Helga followed a five-step playbook.

1 | Merge teams and clarify roles

  • Consolidated the two separate departments into one team.
  • Introduced a Customer Success Manager dedicated to measurements, KPIs, dashboards and post-flight surveys—turning insight into action.
  • Established a combined role for each major stage of the customer journey (Digital, Airport, Inflight, Communications), pairing CX and Product responsibilities: each CX Manager/Product Manager is responsible for both driving customer strategy and insights (CX) and owning the development and improvement of their specific touchpoint (Product). This structure broke down silos and aligned customer strategy with execution
  • Conducted workshops with other departments to clarify roles, responsibilities, and the best ways to cooperate and communicate.

2 | Build one overarching CX strategy

  • Four workshops in two days gathered sixty colleagues—from cabin crew to C-suite—to fuse existing materials, research and brand values.
  • With guidance from CX Unraveled, they distilled a single customer ambition and a set of emotional pillars that define the desired customer experience.
  • The story rolls out through an internal video, e-learning, onboarding and regular refresh sessions so every employee speaks the same language.

3 | Create formal executive governance

  • Helga established the Service Committee as the top-level forum for customer decisions.
  • Meeting at least quarterly, the CEO, CFO, CCO, COO and other C-executives hold voting rights; directors join as advisors.
  • Each proposal arrives with a pre-read covering costs, revenue impact and CX effect, giving customer topics real “seat-at-the-table” status.

4 | Activate a network of 40 CX ambassadors

  • Volunteers from finance, operations, airport services and cabin crew form a cross-functional community.
  • Kick-off sessions introduced the CX strategy, live projects and clarified exactly what was expected from each ambassador.
  • They meet regularly online or in person to share updates, unblock small issues and cascade the bigger CX story to their teams.
  • Quick wins—like fixing a boarding-gate pain point on the spot—keep momentum high.

5 | Turn measurement into action

  • Beyond NPS, Icelandair now tracks CSAT at every touch-point (digital, call centre, airport, inflight).
  • Post-flight surveys include questions on the emotional pillars (“Did you feel cared for?”) and progress on CX strategy is measured and monitored.
  • Real-time dashboards flash across office screens; results feed straight into the ambassador network and the Service Committee.
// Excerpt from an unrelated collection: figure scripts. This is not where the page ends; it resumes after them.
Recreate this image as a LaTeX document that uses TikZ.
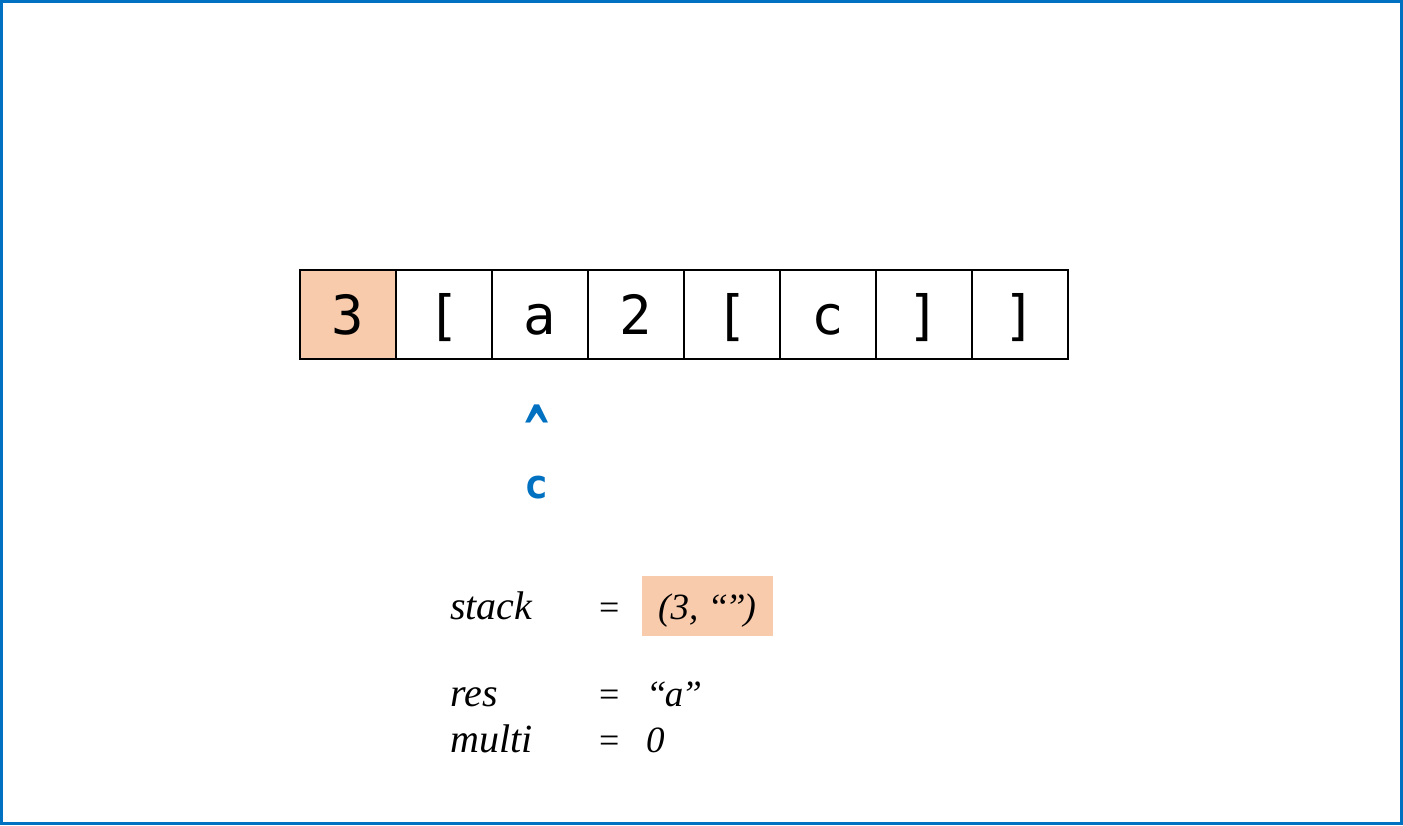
\documentclass[tikz,border=0pt]{standalone}
\usepackage{fontspec}
\usepackage{graphicx}
\setmainfont{Liberation Serif}
\newfontfamily\cellfont{DejaVu Sans Mono}
\newfontfamily\ptrfont{DejaVu Sans Mono}
\definecolor{peach}{HTML}{F8CBAD}
\definecolor{frameblue}{HTML}{0070C0}
\tikzset{
  cellbox/.style={draw=black, line width=2pt, minimum width=96pt, minimum height=89pt, inner sep=0pt, anchor=north west,
    text height=41pt, text depth=0pt, font=\cellfont\fontsize{54}{54}\selectfont},
  ptr/.style={text=frameblue, font=\ptrfont\bfseries\fontsize{40}{40}\selectfont, inner sep=0pt},
  lbl/.style={font=\itshape\fontsize{40}{40}\selectfont, inner sep=0pt, anchor=base west},
  val/.style={lbl, font=\itshape\fontsize{37}{37}\selectfont},
}
\begin{document}
\begin{tikzpicture}[x=1pt,y=-1pt]
\useasboundingbox (0,0) rectangle (1403,825);
\draw[frameblue, line width=3pt] (1.5,1.5) rectangle (1401.5,823.5);
\node[cellbox, fill=peach] (c0) at (298.5,268.5) {3};
\node[cellbox] (c1) at (394.5,268.5) {[};
\node[cellbox] (c2) at (490.5,268.5) {a};
\node[cellbox] (c3) at (586.5,268.5) {2};
\node[cellbox] (c4) at (682.5,268.5) {[};
\node[cellbox] (c5) at (778.5,268.5) {c};
\node[cellbox] (c6) at (874.5,268.5) {]};
\node[cellbox] (c7) at (970.5,268.5) {]};
\node[ptr, font=\ptrfont\bfseries\fontsize{58}{58}\selectfont, anchor=base, text depth=0pt] (caret) at (537,453) {\scalebox{0.72}[1.15]{\^{}}};
\node[ptr, anchor=base] (cptr) at (537,498) {c};
\node[fill=peach, minimum width=131pt, minimum height=60pt, inner sep=0pt, anchor=north west] (stackbox) at (642,576) {};
\node[lbl] (stk) at (450,619) {stack};
\node[lbl, font=\fontsize{36}{36}\selectfont] (eq1) at (599,619) {=};
\node[val] (stkv) at (658,619) {(3, “\kern-3pt”\kern-2pt)};
\node[lbl] (res) at (450,706) {res};
\node[lbl, font=\fontsize{36}{36}\selectfont] (eq2) at (599,706) {=};
\node[val] (resv) at (646,706) {“\kern-2pt a\kern-2pt”};
\node[lbl] (mul) at (450,752) {multi};
\node[lbl, font=\fontsize{36}{36}\selectfont] (eq3) at (599,752) {=};
\node[val] (mulv) at (646,752) {0};
\end{tikzpicture}
\end{document}
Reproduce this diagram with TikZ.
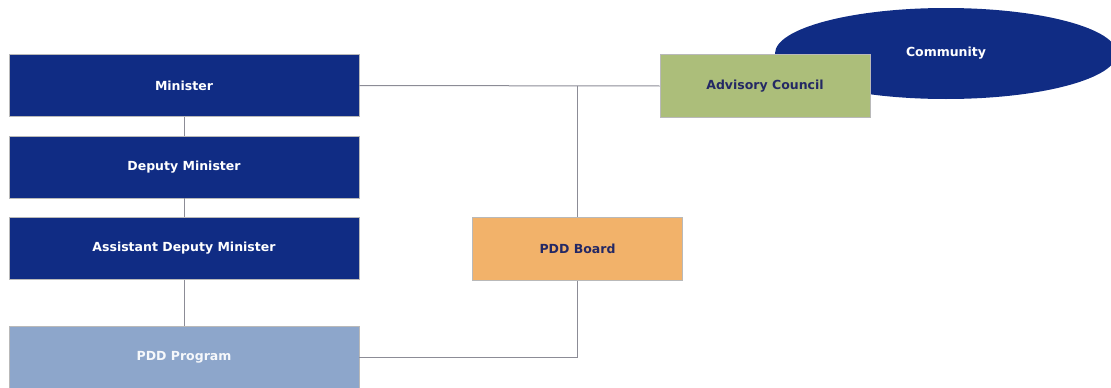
\documentclass[tikz,border=0pt]{standalone}
\usepackage{fontspec}
\setmainfont{DejaVu Sans}
\usetikzlibrary{shapes.geometric}
\definecolor{navy}{RGB}{16,44,132}
\definecolor{paleblue}{RGB}{141,166,203}
\definecolor{boardorange}{RGB}{242,178,106}
\definecolor{councilgreen}{RGB}{172,190,122}
\definecolor{inktext}{RGB}{36,40,100}
\definecolor{wire}{RGB}{140,140,150}
\begin{document}
\begin{tikzpicture}[x=1pt,y=-1pt,
  label font/.style={font=\bfseries\fontsize{12.5}{15}\selectfont},
  box/.style={draw=gray!55, line width=0.6pt, rectangle, inner sep=0pt, label font},
  navybox/.style={box, fill=navy, text=white, minimum width=350pt, minimum height=62pt},
  programbox/.style={box, fill=paleblue, text=white!92!paleblue, minimum width=350pt, minimum height=62pt},
  sidebox/.style={box, text=inktext, minimum width=210pt, minimum height=63pt},
  link/.style={draw=wire, line width=1pt}]
\useasboundingbox (0,0) rectangle (1111,388);
% the community oval runs off the right edge
\begin{scope}
  \clip (0,0) rectangle (1111,388);
  \node[ellipse, fill=navy, minimum width=342pt, minimum height=91pt, inner sep=0pt,
        text=white, label font] (community) at (946,53.5) {\raisebox{-2.5pt}{Community}};
\end{scope}

\node[navybox] (minister) at (184,85.5) {\raisebox{-1pt}{Minister}};
\node[navybox] (deputy) at (184,167) {\raisebox{-1pt}{Deputy Minister}};
\node[navybox] (adm) at (184,248.5) {\raisebox{-1pt}{Assistant Deputy Minister}};
\node[programbox] (program) at (184,357) {\raisebox{-1pt}{PDD Program}};
\node[sidebox, fill=boardorange] (board) at (577.5,249) {PDD Board};
\node[sidebox, fill=councilgreen] (council) at (765,86) {\raisebox{-1pt}{Advisory Council}};

\coordinate (junction) at (board.north |- minister.east);
\coordinate (corner) at (board.south |- program.east);

\draw[link] (minister) -- (deputy);
\draw[link] (deputy) -- (adm);
\draw[link] (adm) -- (program);
\draw[link] (minister.east) -- (council.west);
\draw[link] (junction) -- (board.north);
\draw[link] (board.south) -- (corner) -- (program.east);
\end{tikzpicture}
\end{document}
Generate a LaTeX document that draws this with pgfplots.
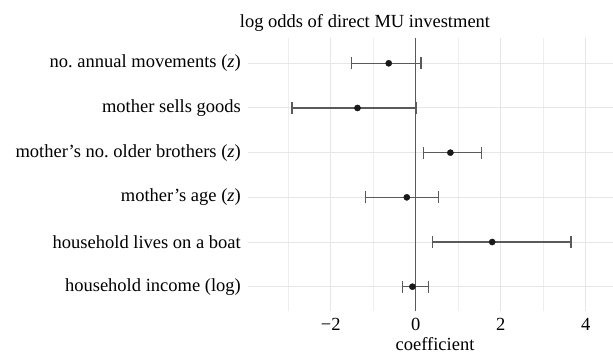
\documentclass[border=0pt]{standalone}
\usepackage{pgfplots}
\pgfplotsset{compat=1.18}
\usepackage{fontspec}
\setmainfont{Liberation Serif}
\frenchspacing
\definecolor{majgrid}{HTML}{E6E6E6}
\definecolor{mingrid}{HTML}{EEEEEE}
\definecolor{barcol}{HTML}{5A5A5A}
\begin{document}
\fontsize{18.5bp}{22bp}\selectfont
\begin{tikzpicture}[x=1bp,y=1bp]
\useasboundingbox (0,0) rectangle (613,353);
\begin{axis}[
  at={(248bp,42bp)}, anchor=south west,
  scale only axis, width=365bp, height=273bp,
  xmin=-3.946, xmax=4.642, ymin=0.456, ymax=6.566,
  axis line style={draw=none},
  major tick length=0pt, minor tick length=0pt,
  xtick={-2,0,2,4}, xticklabels={−2,0,2,4},
  minor xtick={-3,-1,1,3},
  ytick={1,2,3,4,5,6},
  yticklabels={household income (log), household lives on a boat, mother’s age (\textit{z}), mother’s no.\ older brothers (\textit{z}), mother sells goods, no.\ annual movements (\textit{z})},
  xmajorgrids, xminorgrids, ymajorgrids,
  major grid style={majgrid, line width=1bp},
  minor grid style={mingrid, line width=1bp},
  xticklabel style={anchor=north, inner sep=0pt, yshift=-7bp},
  yticklabel style={anchor=east, inner sep=0pt, xshift=-7bp},
  tick label style={font=\fontsize{18.5bp}{22bp}\selectfont},
  clip=false,
]
\addplot[barcol, line width=1.3bp, forget plot] coordinates {(0,0.456) (0,6.566)};
\addplot[only marks, mark=*, mark size=3.1bp, black!90,
  error bars/.cd, x dir=both, x explicit,
  error bar style={barcol, line width=1.3bp},
  error mark options={barcol, mark size=6bp, line width=1.3bp, rotate=90}]
coordinates {
  (-0.078,1) -= (0.232,0) += (0.378,0)
  (1.80,2) -= (1.40,0) += (1.85,0)
  (-0.21,3) -= (0.97,0) += (0.74,0)
  (0.816,4) -= (0.626,0) += (0.724,0)
  (-1.37,5) -= (1.54,0) += (1.394,0)
  (-0.635,6) -= (0.875,0) += (0.76,0)
};
\end{axis}
\node[anchor=base, inner sep=0pt] at (365,326) {log odds of direct MU investment};
\node[anchor=base, inner sep=0pt] at (435,3) {coefficient};
\end{tikzpicture}
\end{document}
Lessons learned & advice for CX professionals

Helga turns her experience into six practical lessons you can put to work straight away:

  1. Customer Experience needs to be strategic, not just operational
    Moving CX from being a reactive function to a strategic pillar, overseeing end-to-end processes and aligning them with business goals
  2. Secure executive sponsorship early—and keep it warm. A CX vision only flies when the C-suite supports it and allocates budget, resources, and airtime to it at every decision table.
  3. Translate CX into business outcomes for each stakeholder. Speak the language of your stakeholders: rephrase “happy customers” into reduced call-centre volumes for Operations, higher ancillary sales for Commercial or lower churn for Loyalty.
  4. Mix data with emotion. Track NPS and CSAT, but also ask feeling-based questions (e.g. “Did you feel cared for?”) and gather customer stories to surface gaps that numbers alone hide.
  5. Grow an internal movement. Ambassador programmes, lunch-and-learn sessions and concrete “CX fixes” keep energy high long after the initial workshops.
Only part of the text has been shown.